POST-GAZETTE - Res Publica

Where there is no vision, the people perish
--Proverbs 29:18

by David Trumbull

December 29, 2006


The November election put the period to sixteen years of Republican governors here in Massachusetts, and nationally the voters repudiated the Republican 109th Congress. In both cases the party in power had showed a staggering lack of vision for leadership of the Commonwealth or the Union. In 2007 we shall see if the Democrats have any vision beyond getting themselves elected.  

The 109th Congress had Republican majorities in both chambers. In the House of Representatives there were 229 Republicans and 201 Democrats plus one independent who voted with the Democrats (there were four vacancies in the House).  In the Senate there were 54 Republicans and 45 Democrats plus one independent who voted with the Democrats.  

The 110th Congress, which will convene in January 2007 will have a Democratic majority of 233-202 in the House of Representatives, the first such since the 103rd Congress of 1993-1994.

In the Senate both the Republicans and the Democrats will hold 49 seats. Two seats will be held by Independents who have agreed to caucus with the Democrats, thereby giving them a 51-to-49 majority. Republicans have been the majority party in the Senate since 2003. The last time the Democrats controlled the Senate was after Republican Senator Jim Jeffords of Vermont, in May 2001, left the Republican Party to become an independent voting with the Democrats to organize the chamber with a Democratic majority of 51 to 49.

Here in Massachusetts I'll be watching to see how our new governor, Mr.

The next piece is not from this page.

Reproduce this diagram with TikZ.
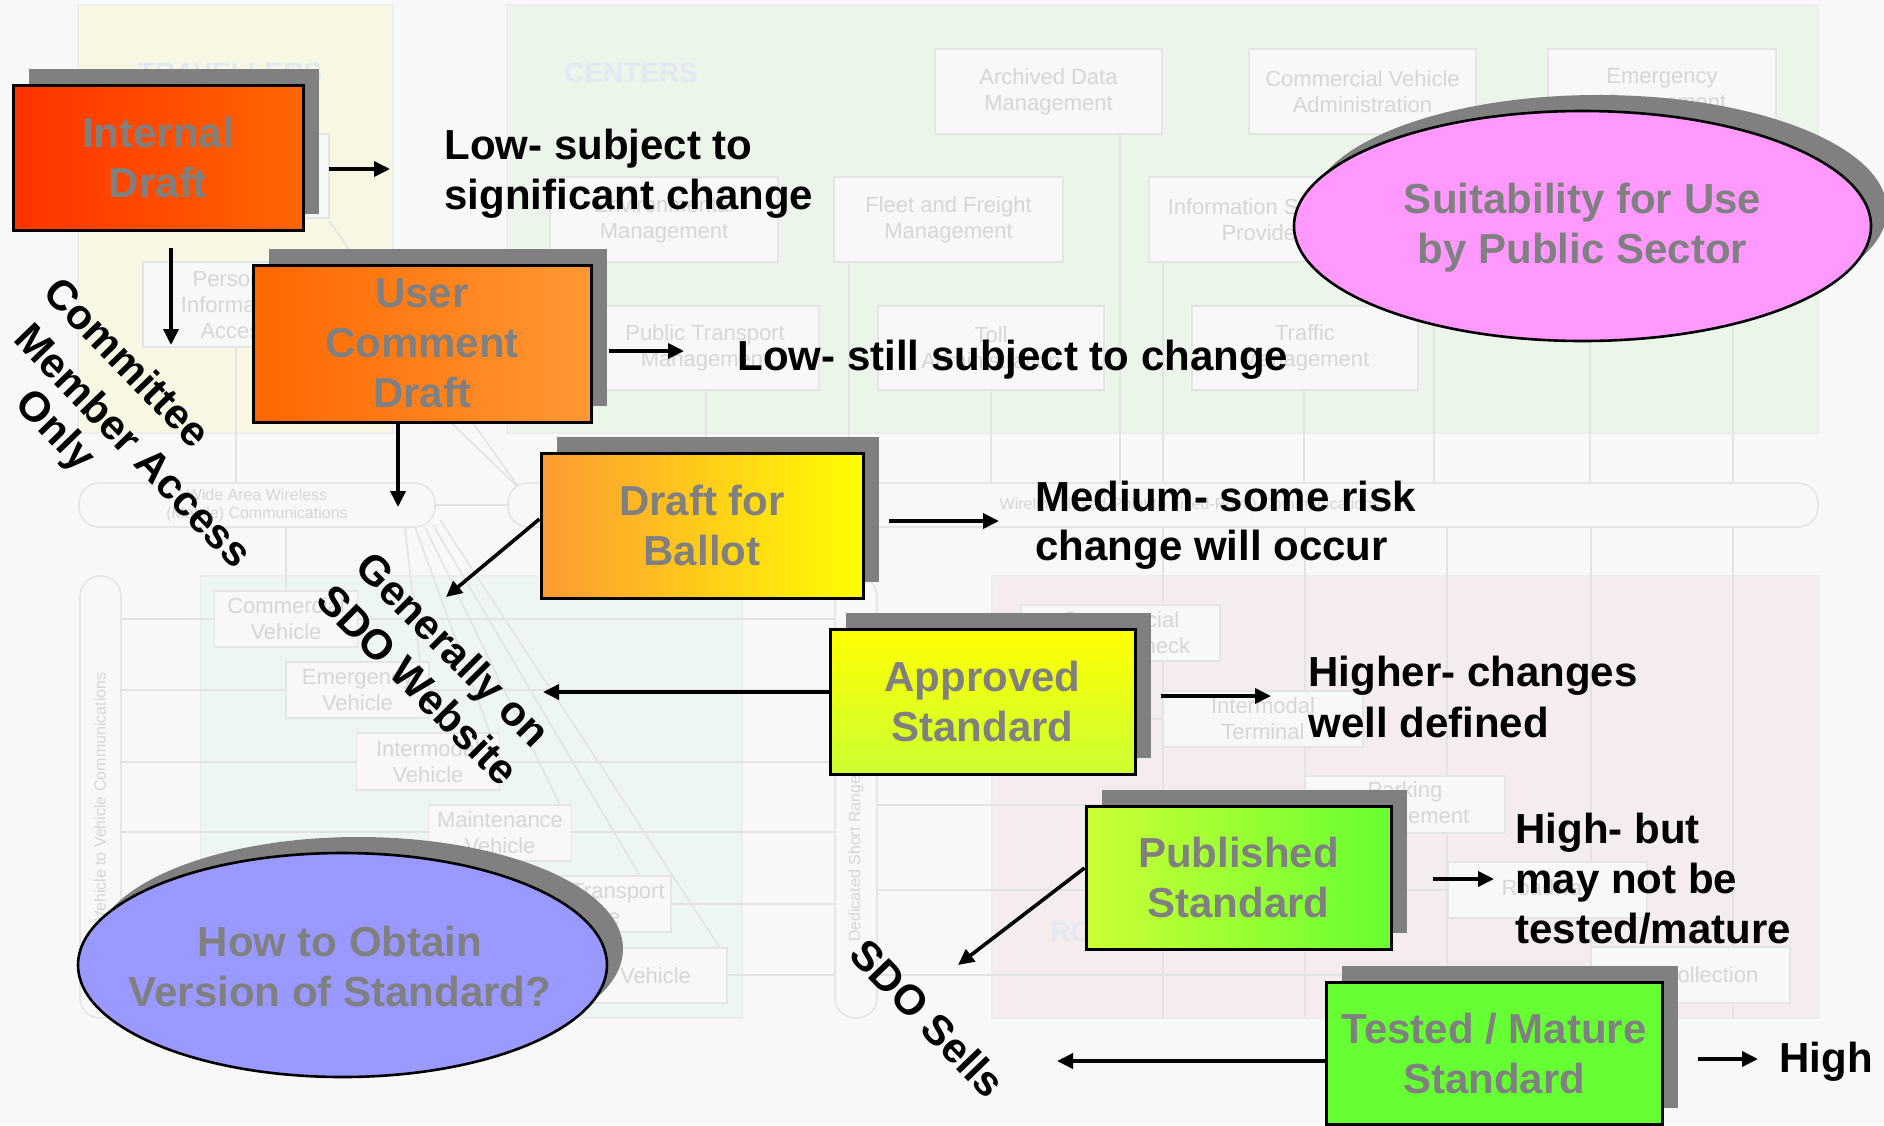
\documentclass[tikz,border=0pt]{standalone}
\usepackage{fontspec}
\setmainfont{Liberation Sans}
\usetikzlibrary{arrows.meta,shapes.geometric,shadows}
\definecolor{bgc}{HTML}{F8F8F8}
\definecolor{travc}{HTML}{F7F7E4}
\definecolor{centc}{HTML}{EBF5EA}
\definecolor{vehc}{HTML}{EDF6F1}
\definecolor{roadc}{HTML}{F5EDED}
\definecolor{panb}{HTML}{EDEDED}
\definecolor{bgboxc}{HTML}{F8F8F8}
\definecolor{bgboxb}{HTML}{E5E5E5}
\definecolor{bgtxt}{HTML}{D6D6D6}
\definecolor{bgline}{HTML}{E3E3E3}
\definecolor{ttlc}{HTML}{E3E8F2}
\definecolor{shadowc}{HTML}{808080}
\definecolor{labelgray}{HTML}{808080}
\definecolor{cA}{HTML}{FF3300}
\definecolor{cB}{HTML}{FF6600}
\definecolor{cC}{HTML}{FF9933}
\definecolor{cD}{HTML}{FFFF00}
\definecolor{cE}{HTML}{CCFF33}
\definecolor{cF}{HTML}{66FF33}
\definecolor{pinkc}{HTML}{FF99FF}
\definecolor{bluec}{HTML}{9999FF}
\newcommand\stagefont{\fontsize{21pt}{25pt}\selectfont\bfseries}
\newcommand\bgfont{\fontsize{11pt}{13pt}\selectfont}
\newcommand\barfont{\fontsize{8pt}{9pt}\selectfont}
\newcommand\ttlfont{\fontsize{14pt}{16pt}\selectfont\bfseries}
\tikzset{
  stage/.style={rectangle, draw=black, line width=1.5pt, font=\stagefont, text=labelgray, align=center, inner sep=0pt,
    general shadow={fill=shadowc, shadow xshift=8pt, shadow yshift=8pt}},
  oval/.style={ellipse, draw=black, line width=1.3pt, inner sep=0pt,
    general shadow={fill=shadowc, shadow xshift=8pt, shadow yshift=8pt}},
  ovaltext/.style={font=\stagefont, text=labelgray, align=center, inner sep=0pt},
  conn/.style={line width=1.8pt, -{Triangle[length=8pt,width=7.5pt]}},
  lbl/.style={anchor=base west, inner sep=0pt, font=\stagefont, text=black},
  slant/.style={font=\stagefont, text=black, inner sep=0pt, rotate=-46, align=center},
  panel/.style={draw=panb, line width=0.8pt},
  bgl/.style={draw=bgline, line width=0.8pt},
  bar/.style={draw=bgboxb, fill=bgboxc, line width=0.8pt, rounded corners=10pt},
  bgbox/.style={rectangle, draw=bgboxb, fill=bgboxc, line width=0.8pt, font=\bgfont, text=bgtxt, align=center, inner sep=0pt},
  bartext/.style={font=\barfont, text=bgtxt, align=center, inner sep=0pt},
  ttl/.style={font=\ttlfont, text=ttlc, inner sep=0pt},
}
\begin{document}
\begin{tikzpicture}[x=0.5pt,y=-0.5pt]
\useasboundingbox (0,0) rectangle (1884,1125);
\fill[bgc] (0,0) rectangle (1884,1125);
% ---------- faint background architecture ----------
\draw[panel,fill=travc] (78,5) rectangle (393,433);
\draw[panel,fill=centc] (507,5) rectangle (1818,433);
\draw[panel,fill=vehc] (201,576) rectangle (742,1018);
\draw[panel,fill=roadc] (992,576) rectangle (1819,1018);
\node[ttl] (tTrav) at (230,73) {TRAVELLERS};
\node[ttl] (tCent) at (631,73) {CENTERS};
\node[ttl] (tRoad) at (1124,932) {ROADSIDE};
\draw[bgl] (236,347) -- (236,483);
\draw[bgl] (329,221) -- (520,489);
\draw[bgl] (329,305) -- (520,489);
\draw[bgl] (435,505) -- (508,505);
\draw[bgl] (286,527) -- (286,591);
\foreach \xx/\yy in {706/389, 849/262, 991/389, 1120/134, 1163/262, 1304/389, 1434/134, 1590/134, 1733/134}
  \draw[bgl] (\xx,\yy) -- (\xx,483);
\foreach \xx in {1163,1305,1447,1591,1733}
  \draw[bgl] (\xx,527) -- (\xx,1018);
\foreach \yy in {619,690,762,832,904,975}
  \draw[bgl] (121,\yy) -- (835,\yy);
\foreach \yy/\xx in {633/1021,719/1163,805/1305,890/1448,975/1591}
  \draw[bgl] (877,\yy) -- (\xx,\yy);
\foreach \xa/\ya/\xb/\yb in {405/527/420/662, 415/527/490/733, 425/527/560/805, 433/525/640/876, 440/520/720/948}
  \draw[bgl] (\xa,\ya) -- (\xb,\yb);
\draw[bar] (79,483) rectangle (435,527);
\draw[bar] (508,483) rectangle (1818,527);
\draw[bar] (80,576) rectangle (121,1018);
\draw[bar] (835,576) rectangle (877,1018);
\node[bartext] (waw) at (257,505) {Wide Area Wireless\\(Mobile) Communications};
\node[bartext] (wire) at (1190,505) {Wireline (Fixed-Point to Fixed-Point) Communications};
\node[bartext, rotate=90] (v2v) at (100,797) {Vehicle to Vehicle Communications};
\node[bartext, rotate=90] (dsrc) at (856,797) {Dedicated Short Range Communications};
\foreach \nm/\xx/\yy/\ww/\hh/\tt in {
  bRts/236/176/93/42/{Remote Traveler\\Support},
  bPia/236/304.5/93/42.5/{Personal\\Information\\Access},
  bAdm/1048.5/91.5/113.5/42.5/{Archived Data\\Management},
  bCva/1362.5/91.5/113.5/42.5/{Commercial Vehicle\\Administration},
  bEmg/1662/91.5/114/42.5/{Emergency\\Management},
  bEnv/664/219.5/114/42.5/{Environmental\\Management},
  bFfm/948.5/219.5/114.5/42.5/{Fleet and Freight\\Management},
  bIsp/1262.5/219.5/113.5/42.5/{Information Service\\Provider},
  bPtm/705/348/114/42/{Public Transport\\Management},
  bTol/991/348/113/42/{Toll\\Administration},
  bTrf/1305/348/113/42/{Traffic\\Management},
  bCvh/286/619/71.5/28/{Commercial\\Vehicle},
  bEvh/357.5/690/71.5/28/{Emergency\\Vehicle},
  bIvh/428/761.5/71.5/28.5/{Intermodal\\Vehicle},
  bMvh/500/833/71.5/28/{Maintenance\\Vehicle},
  bTvh/585/904/86/28/{Public Transport\\Vehicle},
  bVvh/655.5/975.5/71.5/27.5/{Vehicle},
  bCvc/1120.5/633/99.5/28/{Commercial\\Vehicle Check},
  bImt/1263/719/100/28/{Intermodal\\Terminal},
  bPkm/1405/804.5/100/28.5/{Parking\\Management},
  bRdw/1547.5/890/99.5/28/{Roadway},
  bTcl/1690.5/975/99.5/28/{Toll Collection}}
  \node[bgbox, minimum width=\ww pt, minimum height=\hh pt] (\nm) at (\xx,\yy) {\tt};
% ---------- stages ----------
\node[stage, minimum width=145pt, minimum height=72.5pt, left color=cA, right color=cB] (id) at (158,157.5) {Internal\\Draft};
\node[stage, minimum width=169pt, minimum height=78.5pt, left color=cB, right color=cC] (ucd) at (422,343.5) {User\\Comment\\Draft};
\node[stage, minimum width=161pt, minimum height=72.5pt, left color=cC, right color=cD] (dfb) at (702,525.5) {Draft for\\Ballot};
\node[stage, minimum width=152.5pt, minimum height=72.5pt, top color=cD, bottom color=cE] (aps) at (982.5,701.5) {Approved\\Standard};
\node[stage, minimum width=152.5pt, minimum height=71.5pt, left color=cE, right color=cF] (pub) at (1238.5,877.5) {Published\\Standard};
\node[stage, minimum width=168pt, minimum height=71pt, fill=cF] (tms) at (1494,1053) {Tested / Mature\\Standard};
% ---------- ovals ----------
\node[oval, fill=pinkc, minimum width=288.5pt, minimum height=115pt] (pink) at (1582.5,226) {};
\node[ovaltext] (pinkt) at (1582.5,228) {Suitability for Use\\by Public Sector};
\node[oval, fill=bluec, minimum width=264.5pt, minimum height=112pt] (blue) at (342.5,965) {};
\node[ovaltext] (bluet) at (340,966) {How to Obtain\\Version of Standard?};
% ---------- labels ----------
\node[lbl] (l1a) at (444,159) {Low- subject to};
\node[lbl] (l1b) at (444,209) {significant change};
\node[lbl] (l2) at (737,370) {Low- still subject to change};
\node[lbl] (l3a) at (1035,511) {Medium- some risk};
\node[lbl] (l3b) at (1035,560) {change will occur};
\node[lbl] (l4a) at (1308,686) {Higher- changes};
\node[lbl] (l4b) at (1308,737) {well defined};
\node[lbl] (l5a) at (1515,843) {High- but};
\node[lbl] (l5b) at (1515,893) {may not be};
\node[lbl] (l5c) at (1515,943) {tested/mature};
\node[lbl] (l6) at (1779,1072) {High};
\node[slant] (cm1) at (128,362) {Committee};
\node[slant] (cm2) at (134,445) {Member Access};
\node[slant] (cm3) at (54,432) {Only};
\node[slant, rotate=1] (web) at (436,667) {Generally on\\SDO Website};
\node[slant] (sells) at (928,1018) {SDO Sells};
% ---------- connectors ----------
\coordinate (e1) at (390,169);
\coordinate (e2) at (171,345);
\coordinate (e3) at (684,351);
\coordinate (e4) at (398,507);
\coordinate (e5) at (446,597);
\coordinate (e6) at (999,521);
\coordinate (e7) at (543,692);
\coordinate (e8) at (1271,696);
\coordinate (e9) at (1494,879);
\coordinate (e10) at (958,965);
\coordinate (e11) at (1057,1061);
\coordinate (e12) at (1758,1059);
\draw[conn] ([xshift=12pt,yshift=-5.75pt]id.east) -- (e1);
\draw[conn] ([xshift=6.5pt,yshift=-8pt]id.south) -- (e2);
\draw[conn] ([xshift=8pt,yshift=-3.75pt]ucd.east) -- (e3);
\draw[conn] ([xshift=-12pt]ucd.south) -- (e4);
\draw[conn] ([yshift=3.25pt]dfb.west) -- (e5);
\draw[conn] ([xshift=12pt,yshift=2.25pt]dfb.east) -- (e6);
\draw[conn] ([yshift=4.75pt]aps.west) -- (e7);
\draw[conn] ([xshift=12pt,yshift=2.75pt]aps.east) -- (e8);
\draw[conn] ([xshift=20pt,yshift=-0.75pt]pub.east) -- (e9);
\draw[conn] ([yshift=4.75pt]pub.west) -- (e10);
\draw[conn] ([yshift=-4pt]tms.west) -- (e11);
\draw[conn] ([xshift=17pt,yshift=-3pt]tms.east) -- (e12);
\end{tikzpicture}
\end{document}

Patrick, fares in his attempts to govern in the face of a legislature that has, during the years of Republican governors and Democratic super-majorities in both chambers, grown accustomed to setting the political agenda for the Commonwealth with little regard for the occupant of the corner office.

For Governor Patrick, as for the Democrats in Washington, success will depend on developing, displaying, and implementing a vision for leadership.  

I've been thinking rather a lot about political and other leadership lately. Nova Publishers (www.novapublishers.com) just announced the forth-coming publication of my book An Evolutionary Psychology of Leader-Follower Relations which I wrote with my colleague Dr. Patrick McNamara of Boston University

The purpose of the book is to summarize recent advances in our understanding of leader-follower interactions and to illustrate these principles with the lives of ancient political and military leaders from Greece and Rome. Dr. McNamara summarizes what is known about leader-follower relations by reviewing all extant papers on the topic in the psychology, neuroscientific and evolutionary psychology literature. While I mined the raw material for the book from Plutarch's compendium of 46 biographies of Greek and Roman leaders in ancient times.

In 2007, as control of the U.S. congress and of the executive office here in Massachusetts shift to the Democrats, let's watch to see if a new Cicero, Cato, or Caesar arises. If the newly empowered do not govern with leadership and vision, we may well see another reversal of electoral preferences in the next elections.